As CTO, Buskard is responsible for the long-term technology direction of AXA Financial Services, which has approximately $441 billion in assets. “I oversee the long-range technology planning for AXA Financial. That involves everything from how we would use mainframes to distributive technologies to wireless to desktop to support of our customers, our sales associates, and our home-office knowledge workers,” Buskard says.

Buskard runs the company’s internal e-business steering committee and has e-business development staff reporting to him. His supervisor, CIO Bill Levine, oversees solution development for business areas, security, and vendor management. “I am responsible for all of our deep tech stuff, our DBAs [database administrators], our technical architectures, our information architectures — technologies integral to our strategic planning,” Buskard says. 

Part of Buskard’s strategy is to maintain a low cost for IT support. The CTO refuses to share AXA’s actual costs but says it’s below the industry average. The key to protecting these low cost averages, according to Buskard, is keeping legacy applications intact while increasing access and functionality for internal and external customers and support staff. “What I’ve done is use middleware to put a layer of functionality in front of legacy applications,” Buskard says.

To achieve this goal, AXA moved from a legacy CORBA environment to a single solution with WebSphere MQ middleware that delivers a common way for applications to access data contained in back-end systems. One feature allows sales associates to know who the company’s best customers are easier and quicker than before, Buskard says.

Bob Skinner, executive vice president of worldwide sales at Chantilly, Va.-based ERP solutions provider Icode, says this is a common strategy, especially in this economy. “From a standpoint of total cost of ownership and time to market, it’s easier to leverage your investments in your middleware than reinvest in an ERP application at this point in time.”

Next, Buskard is exploring metadirectory technology that would allow him to join Siebel’s sales force automation and PeopleSoft HR directories. “Rather than having two independent directories, you’ll have a metadirectory. And updates hit all directories. That is intriguing. With all the middleware that we have, all the independent directories — it’s [a cost-saver],” Buskard says.

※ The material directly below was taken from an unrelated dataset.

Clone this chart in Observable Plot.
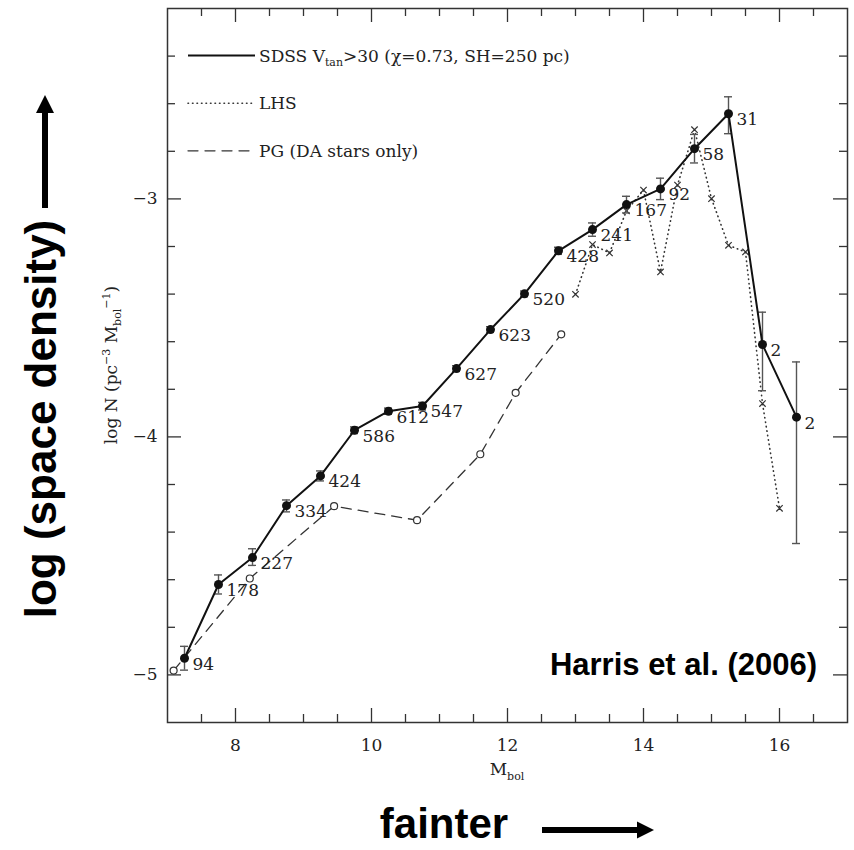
<!DOCTYPE html>
<html>
<head>
<meta charset="utf-8">
<script src="https://cdn.jsdelivr.net/npm/d3@7"></script>
<script src="https://cdn.jsdelivr.net/npm/@observablehq/plot@0.6"></script>
<style>
  html, body { margin: 0; padding: 0; background: white; }
  #chart { width: 854px; height: 850px; }
</style>
</head>
<body>
<div id="chart"></div>
<script>
// ---- Data ----
// SDSS Vtan>30 luminosity function
const sdssM      = [7.25, 7.75, 8.25, 8.75, 9.25, 9.75, 10.25, 10.75, 11.25, 11.75, 12.25, 12.75, 13.25, 13.75, 14.25, 14.75, 15.25, 15.75, 16.25];
const sdssLogN   = [-4.93, -4.62, -4.507, -4.289, -4.164, -3.972, -3.892, -3.870, -3.713, -3.549, -3.399, -3.218, -3.129, -3.024, -2.958, -2.789, -2.642, -3.612, -3.917];
const sdssErrLo  = [-4.98, -4.66, -4.54, -4.315, -4.185, -3.986, -3.905, -3.887, -3.725, -3.561, -3.411, -3.233, -3.157, -3.059, -3.003, -2.849, -2.726, -3.806, -4.448];
const sdssErrHi  = [-4.88, -4.58, -4.47, -4.265, -4.143, -3.958, -3.879, -3.855, -3.701, -3.537, -3.387, -3.203, -3.101, -2.989, -2.913, -2.729, -2.571, -3.476, -3.685];
const sdssCounts = [94, 178, 227, 334, 424, 586, 612, 547, 627, 623, 520, 428, 241, 167, 92, 58, 31, 2, 2];

// LHS
const lhsM    = [13.0, 13.25, 13.5, 13.75, 14.0, 14.25, 14.5, 14.75, 15.0, 15.25, 15.5, 15.75, 16.0];
const lhsLogN = [-3.401, -3.192, -3.227, -3.05, -2.963, -3.307, -2.942, -2.709, -2.999, -3.195, -3.223, -3.86, -4.30];

// PG (DA stars only)
const pgM    = [7.09, 8.21, 9.45, 10.67, 11.60, 12.12, 12.79];
const pgLogN = [-4.982, -4.595, -4.291, -4.350, -4.073, -3.815, -3.569];

// Axis ticks
const xMajor = [8, 10, 12, 14, 16];
const xMinor = [7.5, 8.5, 9, 9.5, 10.5, 11, 11.5, 12.5, 13, 13.5, 14.5, 15, 15.5, 16.5];
const yMajor = [-5, -4, -3];
const yMinor = [-4.8, -4.6, -4.4, -4.2, -3.8, -3.6, -3.4, -3.2, -2.8, -2.6, -2.4];

// Legend entries
const legendLabels = ["LHS", "PG (DA stars only)"];

// ---- Build tables ----
const sdss = sdssM.map((m, i) => ({M: m, logN: sdssLogN[i], lo: sdssErrLo[i], hi: sdssErrHi[i], n: sdssCounts[i]}));
const lhs = lhsM.map((m, i) => ({M: m, logN: lhsLogN[i]}));
const pg = pgM.map((m, i) => ({M: m, logN: pgLogN[i]}));

const W = 854, H = 850;
const mTop = 8, mRight = 7, mBottom = 128, mLeft = 167;
const fw = W - mLeft - mRight, fh = H - mTop - mBottom;
const major = 14, minor = 8;
const tickStyle = {stroke: "#333", strokeWidth: 1.3};
const minus = d => String(d).replace("-", "\u2212");

const plot = Plot.plot({
  width: W, height: H,
  marginTop: mTop, marginRight: mRight, marginBottom: mBottom, marginLeft: mLeft,
  x: {domain: [7, 17]},
  y: {domain: [-5.2, -2.2]},
  style: {fontFamily: '"DejaVu Serif", serif', fontSize: "17px", color: "#222", background: "white", overflow: "visible"},
  marks: [
    Plot.frame({stroke: "#333", strokeWidth: 1.5}),
    Plot.axisX({ticks: xMajor, tickSize: 0, tickPadding: 16, label: null, tickFormat: minus}),
    Plot.axisY({ticks: yMajor, tickSize: 0, tickPadding: 10, label: null, tickFormat: minus}),
    // inward ticks on all four sides
    Plot.ruleX(xMajor, {x: d => d, insetTop: fh - major, ...tickStyle}),
    Plot.ruleX(xMinor, {x: d => d, insetTop: fh - minor, ...tickStyle}),
    Plot.ruleX(xMajor, {x: d => d, insetBottom: fh - major, ...tickStyle}),
    Plot.ruleX(xMinor, {x: d => d, insetBottom: fh - minor, ...tickStyle}),
    Plot.ruleY(yMajor, {y: d => d, insetRight: fw - major, ...tickStyle}),
    Plot.ruleY(yMinor, {y: d => d, insetRight: fw - minor, ...tickStyle}),
    Plot.ruleY(yMajor, {y: d => d, insetLeft: fw - major, ...tickStyle}),
    Plot.ruleY(yMinor, {y: d => d, insetLeft: fw - minor, ...tickStyle}),
    // PG dashed with open circles
    Plot.line(pg, {x: "M", y: "logN", stroke: "#333", strokeWidth: 1.3, strokeDasharray: "10,7"}),
    Plot.dot(pg, {x: "M", y: "logN", r: 3.5, stroke: "#333", fill: "white", strokeWidth: 1.2}),
    // LHS dotted with crosses
    Plot.line(lhs, {x: "M", y: "logN", stroke: "#333", strokeWidth: 1.6, strokeDasharray: "0.5,4", strokeLinecap: "round"}),
    Plot.dot(lhs, {x: "M", y: "logN", symbol: "times", r: 3, stroke: "#333", strokeWidth: 1.2}),
    // SDSS error bars
    Plot.ruleX(sdss, {x: "M", y1: "lo", y2: "hi", stroke: "#555", strokeWidth: 1.4}),
    Plot.ruleY(sdss, {y: "lo", x1: "M", x2: "M", insetLeft: -4, insetRight: -4, stroke: "#555", strokeWidth: 1.4}),
    Plot.ruleY(sdss, {y: "hi", x1: "M", x2: "M", insetLeft: -4, insetRight: -4, stroke: "#555", strokeWidth: 1.4}),
    // SDSS line and points
    Plot.line(sdss, {x: "M", y: "logN", stroke: "#111", strokeWidth: 2}),
    Plot.dot(sdss, {x: "M", y: "logN", r: 4.5, fill: "#111"}),
    Plot.text(sdss, {x: "M", y: "logN", text: d => String(d.n), dx: 8, dy: 6, textAnchor: "start", fill: "#222"})
  ]
});

document.getElementById("chart").appendChild(plot);

// ---- Annotations (legend, axis titles, outer labels) ----
const svg = d3.select(plot);
const serif = '"DejaVu Serif", serif';
const sans = '"Liberation Sans", Arial, sans-serif';
const ys = plot.scale("y");

// legend
const legendItems = [
  {y: ys.apply(-2.4), dash: null, w: 2, stroke: "#111"},
  {y: ys.apply(-2.6), dash: "0.5,4", w: 1.6, stroke: "#333"},
  {y: ys.apply(-2.8), dash: "10,7", w: 1.3, stroke: "#333"}
];
const lg = svg.append("g").attr("text-anchor", "start");
legendItems.forEach(it => {
  lg.append("line").attr("x1", 188).attr("x2", 255).attr("y1", it.y).attr("y2", it.y)
    .attr("stroke", it.stroke).attr("stroke-width", it.w)
    .attr("stroke-dasharray", it.dash).attr("stroke-linecap", it.dash ? "round" : "butt");
});
const t1 = lg.append("text").attr("x", 259).attr("y", legendItems[0].y + 6).attr("text-anchor", "start")
  .attr("font-family", serif).attr("font-size", 17).attr("fill", "#222");
t1.append("tspan").text("SDSS V");
t1.append("tspan").attr("font-size", 11).attr("dy", 4).text("tan");
t1.append("tspan").attr("dy", -4).text(">30 (\u03C7=0.73, SH=250 pc)");
legendLabels.forEach((lab, i) => {
  lg.append("text").attr("x", 259).attr("y", legendItems[i + 1].y + 6).attr("text-anchor", "start")
    .attr("font-family", serif).attr("font-size", 17).attr("fill", "#222").text(lab);
});

// x axis title M_bol
const xt = svg.append("text").attr("x", mLeft + fw / 2).attr("y", 775)
  .attr("text-anchor", "middle").attr("font-family", serif).attr("font-size", 17).attr("fill", "#222");
xt.append("tspan").text("M");
xt.append("tspan").attr("font-size", 11).attr("dy", 5).text("bol");

// y axis title log N (pc^-3 M_bol^-1)
const cy = mTop + fh / 2;
const yt = svg.append("text").attr("transform", `translate(117,${cy}) rotate(-90)`)
  .attr("text-anchor", "middle").attr("font-family", serif).attr("font-size", 17).attr("fill", "#222");
yt.append("tspan").text("log N (pc");
yt.append("tspan").attr("font-size", 11).attr("dy", -7).text("\u22123");
yt.append("tspan").attr("dy", 7).text(" M");
yt.append("tspan").attr("font-size", 11).attr("dy", 4).text("bol");
yt.append("tspan").attr("font-size", 11).attr("dy", -11).text("\u22121");
yt.append("tspan").attr("dy", 7).text(")");

// Harris et al. (2006)
svg.append("text").attr("x", 817).attr("y", 675).attr("text-anchor", "end")
  .attr("font-family", sans).attr("font-weight", "bold").attr("font-size", 31).attr("fill", "#000")
  .text("Harris et al. (2006)");

// log (space density) with up arrow
svg.append("text").attr("transform", "translate(56,419) rotate(-90)").attr("text-anchor", "middle")
  .attr("font-family", sans).attr("font-weight", "bold").attr("font-size", 44).attr("fill", "#000")
  .text("log (space density)");
svg.append("line").attr("x1", 45).attr("x2", 45).attr("y1", 208).attr("y2", 110)
  .attr("stroke", "#000").attr("stroke-width", 6);
svg.append("path").attr("d", "M45,95 L54,113 L36,113 Z").attr("fill", "#000");

// fainter with right arrow
svg.append("text").attr("x", 444).attr("y", 838).attr("text-anchor", "middle")
  .attr("font-family", sans).attr("font-weight", "bold").attr("font-size", 42).attr("fill", "#000")
  .text("fainter");
svg.append("line").attr("x1", 542).attr("x2", 640).attr("y1", 830).attr("y2", 830)
  .attr("stroke", "#000").attr("stroke-width", 6);
svg.append("path").attr("d", "M654,830 L637,821.5 L637,838.5 Z").attr("fill", "#000");
</script>
</body>
</html>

Because of Buskard’s time on the financial side of the business, he knows just how valuable this kind of technology can be in getting financial services products to market quickly, while keeping costs in check. The focus has to be on the bottom line — something that is supported at the very highest levels of AXA Financial, according to Buskard. “When technology managers don’t have an awareness of the business and products, they tend to try to recommend things that aren’t a good fit for where [the business] wants to go.”